The BSP was born as a socio-political people's movement by Dalit leader Kanshiram and eventually led in UP by Mayawati. But for the past many years Behenji and the party has got disconnected from Dalits in particular and people in general.

This makes the Dalit community in UP feel very disheartened. BSP supporters are pained to watch Mayawati’s aura diminish. Along with her the hopes of Dalits to regain dignity and prosperity from centuries of oppression and exploitation seems to go up in smoke as well.

Hasan pointed out that founder of the BSP Kanshiram’s struggle was to fulfil the dream of BR Ambedkar and to provide social justice to the Dalit community. It was to safeguard the Constitution, of which he was the chief architect. “Mayawati has failed to carry that legacy of Ambedkar into the future. The BSP is in shambles,” Hasan said.

The BSP may continue to do politics in the name of Ambedkar but it stands poles apart from Ambedkar’s thinking. Ambedkar’s concern was to make sure that the depressed class of people are not excluded from the development process.

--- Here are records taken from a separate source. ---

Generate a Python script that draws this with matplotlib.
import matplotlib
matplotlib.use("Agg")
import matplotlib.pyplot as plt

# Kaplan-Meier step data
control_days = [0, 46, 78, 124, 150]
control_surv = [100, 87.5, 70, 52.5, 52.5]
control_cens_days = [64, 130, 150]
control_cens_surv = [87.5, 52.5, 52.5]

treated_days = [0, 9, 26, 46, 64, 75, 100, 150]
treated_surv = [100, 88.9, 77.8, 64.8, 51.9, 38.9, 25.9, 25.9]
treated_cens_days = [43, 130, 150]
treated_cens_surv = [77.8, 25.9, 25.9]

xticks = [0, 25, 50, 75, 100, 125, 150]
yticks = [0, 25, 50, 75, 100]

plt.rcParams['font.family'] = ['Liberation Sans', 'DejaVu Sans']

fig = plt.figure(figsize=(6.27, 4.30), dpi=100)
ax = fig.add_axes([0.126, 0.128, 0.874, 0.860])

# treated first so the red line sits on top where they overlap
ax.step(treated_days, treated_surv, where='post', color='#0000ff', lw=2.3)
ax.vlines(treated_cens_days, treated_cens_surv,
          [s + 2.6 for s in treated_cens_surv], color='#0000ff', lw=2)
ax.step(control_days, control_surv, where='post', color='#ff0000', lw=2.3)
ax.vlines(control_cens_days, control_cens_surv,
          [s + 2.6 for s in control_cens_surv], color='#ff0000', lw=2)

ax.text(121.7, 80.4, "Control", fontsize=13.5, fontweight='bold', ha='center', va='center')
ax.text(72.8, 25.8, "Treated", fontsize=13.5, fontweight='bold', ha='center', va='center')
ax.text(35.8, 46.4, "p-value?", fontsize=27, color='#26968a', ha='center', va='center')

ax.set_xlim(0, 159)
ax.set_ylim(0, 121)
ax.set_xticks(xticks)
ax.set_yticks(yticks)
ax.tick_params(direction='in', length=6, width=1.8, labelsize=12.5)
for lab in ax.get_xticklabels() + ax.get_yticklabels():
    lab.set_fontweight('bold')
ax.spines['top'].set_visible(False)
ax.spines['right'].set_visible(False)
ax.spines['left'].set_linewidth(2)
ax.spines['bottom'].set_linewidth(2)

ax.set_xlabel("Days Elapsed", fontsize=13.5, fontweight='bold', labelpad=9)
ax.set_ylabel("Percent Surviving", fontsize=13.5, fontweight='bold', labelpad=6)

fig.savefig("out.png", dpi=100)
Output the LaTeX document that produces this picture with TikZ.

Earlier, the BSP government had focused on social benefits for the Scheduled Castes. However most of these policies were short-lived and fell by the wayside.

Politically the BSP had succeeded in reaching the highest office of power in UP when large buildings, monuments and statues were installed, but not much was achieved on the socio-economic front. Despite decades of wait, it is still not clear when the pomp and show will end and when the Dalits will have the kind of life that they deserve.

The BSP’s disheartening defeat in the elections in recent times shows that its vote base has shrunk. It is not just Muslim voters, and voters from the Most Backward Classes (MBC) that have turned their back on the party, but Dalits have also moved away from Mayawati.

Dr Mohammad Aqib, member Azad Samaj Party (ASP) National Core Committee and UP General Secretary told The Citizen that the disappointment of Dalits in Mayawati’s leadership has led them, along with the Muslim voters in parts of western UP, to look up to Azad.

“The ASP is determined to realise the dream of the Dalit leader late Kanshiram. The plight of Dalits and Muslims in UP remains pathetic because this population is deprived of political power,” Aqib said.

According to him, Dalit’s interests have been betrayed by Mayawati’s BSP. Aqib is quick to remind that Kanshiram had founded the BSP to empower the Dalit community that has been pushed to the periphery of society for thousands of years.

Kanshiram had appointed Mayawati his political heir because he had believed that this Dalit woman would work in the interest of her community. Over time Mayawati used the Dalit vote to enjoy political power but the socio-political and economic condition of a majority of Dalits has not improved.

Today, it appears that the BSP favours ‘upper caste’ people with money and muscles, instead of increasing the representation of Dalits within the BSP. To win elections, the BSP seeks the help of the ‘upper caste’ Brahmin community.

The latest formula of the BSP is not in the interest of the ‘bahujan’ (majority) samaj but of the ‘sarvjan’ (upper caste) samaj. The agenda of the ASP is to correct this wrong practice of the BSP.

As ASP chief, Azad wants to ‘rescue’ Kanshiram’s ideals from Mayawati. According to ASP members, Mayawati is attracted to Hindutva and Hindu nationalism. This then means the continuing oppression of the Dalits by the ‘upper castes’, who are a numerical minority but are in possession of unaccountable economic, political and social power.

“Under the circumstances and the path that Mayawati has chosen to steer the BSP, I don’t think the appointment of Akash Anand as her political heir will do any good for the Dalits.

“The agenda of the ASP is realistic as Azad travels into the UP heartland to increase membership and to build a cadre of workers on ground zero. Azad is a politician who has no time for Hindu nationalism today,” Aqib said.

To Anand’s feigned ignorance about him, Azad had concluded last August that Anand was “arrogant”, and “unaware of the reality on the ground”.

However, senior journalist and one of the founders of the BSP, Syed Qasim likened the responsibility given to 28 year-old Anand to spread BSP’s work nation-wide, to a crown of thorns. “A great responsibility to win over the youth of the nation”, said Qasim on his YouTube news channel ‘Rajpath’.